The first-place winner received a $200 prize and will be included in the pre-show presentation week following the film festival. The second-place prize film was awarded a $50 Best Buy gift card and the Audience Choice award winner received a $25 Visa card, thanks to the votes of the student body. 

At the end of the night, freshman Emmett Johnson won both first and third place. 

Known as ECO The Kid through social media and his work, Johnson has done cinematography work for Minnesota State and has done promotional ads for businesses around Minnesota. 

His short film “Full Circle” was previously a Best in Fest winner at the EDU Film Festival in 2023 and was shown at the Stomper Film Festival. 

The film follows the story of a young man named Michael, showing off his day from the beginning to the end. The film depicts the cycle of drug addiction & abuse along with elements of generational trauma being touched. 

Johnson directed and produced his film along with writing and brainstorming the project material. 

“It was about two months worth of filmmaking. So it was storyboarding, and then writing the script and editing and shooting all took about two months and the story is about drug addiction. The cycle of drug abuse,” he said. “Kids do a lot of drugs and I hope somebody might take away a good piece of advice from it. 

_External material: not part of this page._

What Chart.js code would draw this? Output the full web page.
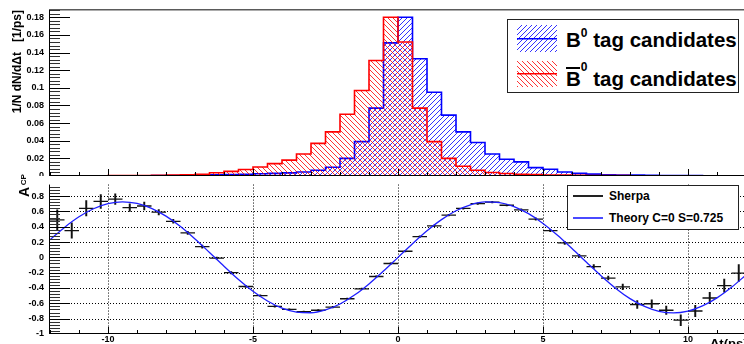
<!DOCTYPE html>
<html><head><meta charset="utf-8">
<script src="https://cdn.jsdelivr.net/npm/chart.js@4.4.1/dist/chart.umd.min.js"></script>
<style>
html,body{margin:0;padding:0;background:#fff;overflow:hidden;}
#wrap{position:relative;width:744px;height:344px;overflow:hidden;background:#fff;}
#cTop,#cBot{position:absolute;left:0;}
#cTop{top:0;}
#cBot{top:176px;}
.f{font-family:'Liberation Sans',Arial,Helvetica,sans-serif;font-weight:bold;color:#000;}
#lg1{position:absolute;left:507px;top:19px;width:232px;height:74px;border:1px solid #222;box-sizing:border-box;background:#fff;}
#lg1 canvas{position:absolute;}
.lt{position:absolute;white-space:nowrap;font-size:20.5px;line-height:20.5px;}
.sup{position:relative;font-size:12px;}
#lg2{position:absolute;left:567px;top:185px;width:172px;height:45px;border:1px solid #222;box-sizing:border-box;background:#fff;}
.sw{position:absolute;}
.lt2{position:absolute;white-space:nowrap;font-size:12px;line-height:14px;}
#acp{position:absolute;left:16.5px;top:196.7px;transform-origin:0 0;transform:rotate(-90deg);font-size:14px;line-height:14px;white-space:nowrap;}
#xt{position:absolute;left:710px;top:336.6px;font-size:13px;line-height:13px;white-space:nowrap;}
</style></head><body>
<div id="wrap">
<canvas id="cTop" width="760" height="176"></canvas>
<canvas id="cBot" width="760" height="168"></canvas>
<div id="lg1" class="f">
 <canvas id="sw1" width="40" height="27" style="left:9px;top:5px"></canvas>
 <canvas id="sw2" width="40" height="26" style="left:9px;top:41px"></canvas>
 <div class="lt" style="left:58px;top:10.15px">B<span class="sup" style="top:-9.8px">0</span> tag candidates</div>
 <div class="lt" style="left:58px;top:49.15px"><span style="position:relative">B<span style="position:absolute;left:0;right:1px;top:0;height:2px;background:#000"></span></span><span class="sup" style="top:-14.8px">0</span> tag candidates</div>
</div>
<div id="lg2" class="f">
 <div class="sw" style="left:4.7px;top:9px;width:30.3px;height:1.5px;background:#222"></div>
 <div class="sw" style="left:4.7px;top:31.3px;width:30.3px;height:2px;background:#4a4aff"></div>
 <div class="lt2" style="left:41px;top:2.7px">Sherpa</div>
 <div class="lt2" style="left:41px;top:25.3px">Theory C=0 S=0.725</div>
</div>
<div id="acp" class="f">A<span style="font-size:8px;position:relative;top:-3.3px;margin-left:1.5px">CP</span></div>
<div id="xt" class="f">Δt(ps)</div>
</div>
<script>
const FONT = "'Liberation Sans', Arial, Helvetica, sans-serif";

// histogram bin edges (ps)
const binEdges = [-12,-11.5,-11,-10.5,-10,-9.5,-9,-8.5,-8,-7.5,-7,-6.5,-6,-5.5,-5,-4.5,-4,-3.5,-3,-2.5,-2,-1.5,-1,-0.5,0,0.5,1,1.5,2,2.5,3,3.5,4,4.5,5,5.5,6,6.5,7,7.5,8,8.5,9,9.5,10,10.5,11,11.5,12];
// B0 tag candidates (1/N dN/dDt)
const b0Tag = [0.0001,0.0001,0.0001,0.0001,0.0002,0.0002,0.0003,0.0004,0.0006,0.0008,0.001,0.0013,0.0016,0.002,0.0025,0.003,0.0036,0.0045,0.0065,0.010,0.020,0.039,0.077,0.151,
               0.180,0.133,0.095,0.069,0.050,0.038,0.025,0.019,0.016,0.0095,0.0076,0.0045,0.003,0.0021,0.0015,0.0012,0.001,0.0008,0.0006,0.0005,0.0004,0.0003,0.0002,0.0002];
// B0bar tag candidates
const b0barTag = [0.0002,0.0002,0.0003,0.0003,0.0004,0.0005,0.0006,0.0008,0.001,0.0014,0.002,0.0037,0.0053,0.0074,0.0102,0.014,0.018,0.025,0.037,0.050,0.070,0.097,0.131,0.180,
                  0.152,0.077,0.039,0.020,0.011,0.0065,0.004,0.0028,0.002,0.0016,0.0012,0.001,0.0008,0.0006,0.0005,0.0004,0.0003,0.0003,0.0002,0.0002,0.0001,0.0001,0.0001,0.0001];
const topTickLabels = [0,0.02,0.04,0.06,0.08,0.1,0.12,0.14,0.16,0.18];

// A_CP (Sherpa) points
const acpCenters = [-11.75,-11.25,-10.75,-10.25,-9.75,-9.25,-8.75,-8.25,-7.75,-7.25,-6.75,-6.25,-5.75,-5.25,-4.75,-4.25,-3.75,-3.25,-2.75,-2.25,-1.75,-1.25,-0.75,-0.25,
                    0.25,0.75,1.25,1.75,2.25,2.75,3.25,3.75,4.25,4.75,5.25,5.75,6.25,6.75,7.25,7.75,8.25,8.75,9.25,9.75,10.25,10.75,11.25,11.75];
const acpSherpa = [0.49,0.35,0.64,0.73,0.76,0.65,0.67,0.59,0.47,0.32,0.14,-0.01,-0.20,-0.38,-0.50,-0.64,-0.68,-0.71,-0.69,-0.65,-0.54,-0.41,-0.25,-0.08,
                   0.08,0.27,0.41,0.55,0.64,0.70,0.72,0.68,0.62,0.50,0.35,0.19,0.02,-0.12,-0.27,-0.385,-0.615,-0.605,-0.69,-0.82,-0.70,-0.53,-0.37,-0.205];
const acpSherpaErr = [0.13,0.10,0.10,0.09,0.07,0.05,0.05,0.035,0.025,0.02,0.02,0.015,0.015,0.012,0.01,0.01,0.01,0.01,0.01,0.01,0.01,0.01,0.01,0.01,
                      0.01,0.01,0.01,0.01,0.01,0.01,0.01,0.01,0.012,0.015,0.015,0.02,0.02,0.025,0.025,0.035,0.05,0.05,0.055,0.07,0.075,0.075,0.085,0.11];
// Theory C=0 S=0.725 curve
const theoryT = [-12,-11.5,-11,-10.5,-10,-9.5,-9,-8.5,-8,-7.5,-7,-6.5,-6,-5.5,-5,-4.5,-4,-3.5,-3,-2.5,-2,-1.5,-1,-0.5,0,
                 0.5,1,1.5,2,2.5,3,3.5,4,4.5,5,5.5,6,6.5,7,7.5,8,8.5,9,9.5,10,10.5,11,11.5,12];
const theoryA = [0.229,0.391,0.529,0.634,0.701,0.725,0.704,0.640,0.538,0.402,0.240,0.064,-0.115,-0.289,-0.443,-0.570,-0.663,-0.715,-0.723,-0.686,-0.608,-0.492,-0.346,-0.178,0,
                 0.178,0.346,0.492,0.608,0.686,0.723,0.715,0.663,0.570,0.443,0.289,0.115,-0.064,-0.240,-0.402,-0.538,-0.640,-0.704,-0.725,-0.701,-0.634,-0.529,-0.391,-0.229];
const botTickLabels = [-1,-0.8,-0.6,-0.4,-0.2,0,0.2,0.4,0.6,0.8];
const xTickLabels = [-10,-5,0,5,10];

function hatch(g, color, dir){
  const s=5, c=document.createElement('canvas'); c.width=s; c.height=s;
  const h=c.getContext('2d'); h.fillStyle=color;
  for(let i=0;i<s;i++) h.fillRect(i, dir>0 ? s-1-i : i, 1, 1);
  return g.createPattern(c,'repeat');
}
function steps(vals){
  const d = vals.map((v,i)=>({x:binEdges[i], y:v}));
  d.push({x:binEdges[binEdges.length-1], y:vals[vals.length-1]});
  return d;
}
function swatch(id,color,line,dir){
  const c=document.getElementById(id), g=c.getContext('2d');
  g.fillStyle=hatch(g,color,dir); g.fillRect(0,0,c.width,c.height);
  g.fillStyle=line; g.fillRect(0,Math.round(c.height/2)-1,c.width,1.5);
}
const BLUE_H='rgba(0,0,255,0.8)', RED_H='rgba(255,0,0,0.8)';
swatch('sw1',BLUE_H,'#0000ff',1); swatch('sw2',RED_H,'#ff0000',-1);

function drawYTicks(ctx,a,y,step,max){
  for(let k=0;;k++){
    const v=y.min+k*step; if(v>max+1e-9) break;
    const py=Math.round(y.getPixelForValue(v));
    if(py>=a.bottom-1) continue;
    const major=(k%5===0);
    ctx.fillStyle=major?'#000':'#333';
    ctx.fillRect(a.left, py, major?20:10, 1);
  }
}
function drawXTicks(ctx,a,x){
  for(let t=-12;t<=12;t++){
    const px=Math.round(x.getPixelForValue(t));
    const major=(t%5===0);
    const len=major?6:3;
    ctx.fillStyle='#000';
    ctx.fillRect(px, a.bottom-1-len, 1, len);
  }
}

const topAxes = {
  id:'topAxes',
  afterDatasetsDraw(chart){
    const {ctx, chartArea:a, scales:{x,y}} = chart;
    ctx.save();
    ctx.fillStyle='#5a5a5a';
    ctx.fillRect(a.left-1, a.top-1, a.right-a.left+2, 1.5);
    ctx.fillStyle='#000';
    ctx.fillRect(a.left-1, a.top, 1, a.bottom-a.top);
    ctx.fillRect(a.left-1, a.bottom-1, a.right-a.left+1, 1);
    drawYTicks(ctx,a,y,0.004,0.1883);
    drawXTicks(ctx,a,x);
    ctx.restore();
  }
};
const botAxes = {
  id:'botAxes',
  beforeDatasetsDraw(chart){
    const {ctx, chartArea:a, scales:{x,y}} = chart;
    ctx.save(); ctx.strokeStyle='#000'; ctx.lineWidth=1; ctx.setLineDash([1,2]);
    for(const v of botTickLabels){
      if(v<=-1) continue;
      const py=Math.round(y.getPixelForValue(v))+0.5;
      ctx.beginPath(); ctx.moveTo(a.left,py); ctx.lineTo(a.right,py); ctx.stroke();
    }
    for(const v of xTickLabels){
      const px=Math.round(x.getPixelForValue(v))+0.5;
      ctx.beginPath(); ctx.moveTo(px,a.top); ctx.lineTo(px,a.bottom); ctx.stroke();
    }
    ctx.restore();
  },
  afterDatasetsDraw(chart){
    const {ctx, chartArea:a, scales:{x,y}} = chart;
    ctx.save();
    ctx.fillStyle='#000';
    ctx.fillRect(a.left-1, a.top, 1, a.bottom-a.top);
    ctx.fillRect(a.left-1, a.bottom-1, a.right-a.left+1, 1);
    drawYTicks(ctx,a,y,0.04,0.95);
    drawXTicks(ctx,a,x);
    ctx.restore();
  }
};

const cTop=document.getElementById('cTop');
const gTop=cTop.getContext('2d');
new Chart(cTop,{
  type:'line',
  data:{datasets:[
    {label:'B0 tag candidates', data:steps(b0Tag), stepped:true, borderColor:'#0000ff', borderWidth:1.6,
     backgroundColor:hatch(gTop,BLUE_H,1), fill:'origin', pointRadius:0, order:1},
    {label:'B0bar tag candidates', data:steps(b0barTag), stepped:true, borderColor:'#ff0000', borderWidth:1.6,
     backgroundColor:hatch(gTop,RED_H,-1), fill:'origin', pointRadius:0, order:0}
  ]},
  options:{
    responsive:false, animation:false, events:[],
    layout:{padding:{top:10,right:14,bottom:0,left:0}},
    plugins:{legend:{display:false}, tooltip:{enabled:false}},
    scales:{
      x:{type:'linear', min:-12, max:12, display:false},
      y:{type:'linear', min:0, max:0.1883,
        afterBuildTicks:s=>{s.ticks=topTickLabels.map(v=>({value:v}));},
        ticks:{color:'#000', font:{family:FONT,size:9,weight:'bold'}, padding:6, callback:v=>String(+(+v).toFixed(2))},
        grid:{display:false, drawTicks:false}, border:{display:false},
        title:{display:true, text:'1/N dN/d\u0394t   [1/ps]', align:'end', color:'#000',
               font:{family:FONT,size:12,weight:'bold'}, padding:{top:10,bottom:0}},
        afterFit:s=>{s.width=50; s.paddingTop=0; s.paddingBottom=0;}
      }
    }
  },
  plugins:[topAxes]
});

const cBot=document.getElementById('cBot');
new Chart(cBot,{
  type:'line',
  data:{datasets:[
    {type:'line', label:'Theory C=0 S=0.725', data:theoryT.map((t,i)=>({x:t,y:theoryA[i]})),
     borderColor:'#1f1fff', borderWidth:1.3, pointRadius:0, cubicInterpolationMode:'monotone', fill:false, order:0},
    {type:'line', label:'Sherpa', data:acpCenters.map((t,i)=>({x:t,y:acpSherpa[i]})), showLine:false,
     pointStyle:'line', pointRadius:7.25, pointBorderWidth:1.3, pointBorderColor:'#111', pointBackgroundColor:'#111', order:1},
    {type:'bar', label:'Sherpa errors', data:acpCenters.map((t,i)=>({x:t,y:[acpSherpa[i]-acpSherpaErr[i],acpSherpa[i]+acpSherpaErr[i]]})),
     backgroundColor:'#111', borderWidth:0, barThickness:1.3, order:2}
  ]},
  options:{
    responsive:false, animation:false, events:[],
    layout:{padding:{top:0,right:14,bottom:0,left:0}},
    plugins:{legend:{display:false}, tooltip:{enabled:false}},
    scales:{
      x:{type:'linear', min:-12, max:12, offset:false,
        afterBuildTicks:s=>{s.ticks=xTickLabels.map(v=>({value:v}));},
        ticks:{color:'#000', font:{family:FONT,size:9,weight:'bold'}, padding:0, maxRotation:0, autoSkip:false, callback:v=>String(v)},
        grid:{display:false, drawTicks:false, offset:false}, border:{display:false},
        afterFit:s=>{s.height=10; s.paddingLeft=0; s.paddingRight=0;}
      },
      y:{type:'linear', min:-1, max:0.95, beginAtZero:false,
        afterBuildTicks:s=>{s.ticks=botTickLabels.map(v=>({value:v}));},
        ticks:{color:'#000', font:{family:FONT,size:9,weight:'bold'}, padding:6, callback:v=>String(+(+v).toFixed(1))},
        grid:{display:false, drawTicks:false}, border:{display:false},
        afterFit:s=>{s.width=50; s.paddingTop=0; s.paddingBottom=0;}
      }
    }
  },
  plugins:[botAxes]
});
</script>
</body></html>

After the showing of his film, Johnson discussed his filmmaking process, including overcoming certain obstacles such as facing conflict in filming locations. He hopes to share the message of the film with others. 

Despite having no further plans for his award-winning short film, Johnson said he plans to continue his work in cinematography through other aspects of art. 

“I like filmmaking. I like seeing films. I’m a cinematographer. That’s what I do as work so I work with companies all the time and artists and musicians all the time. I’m recording all the time,” he said.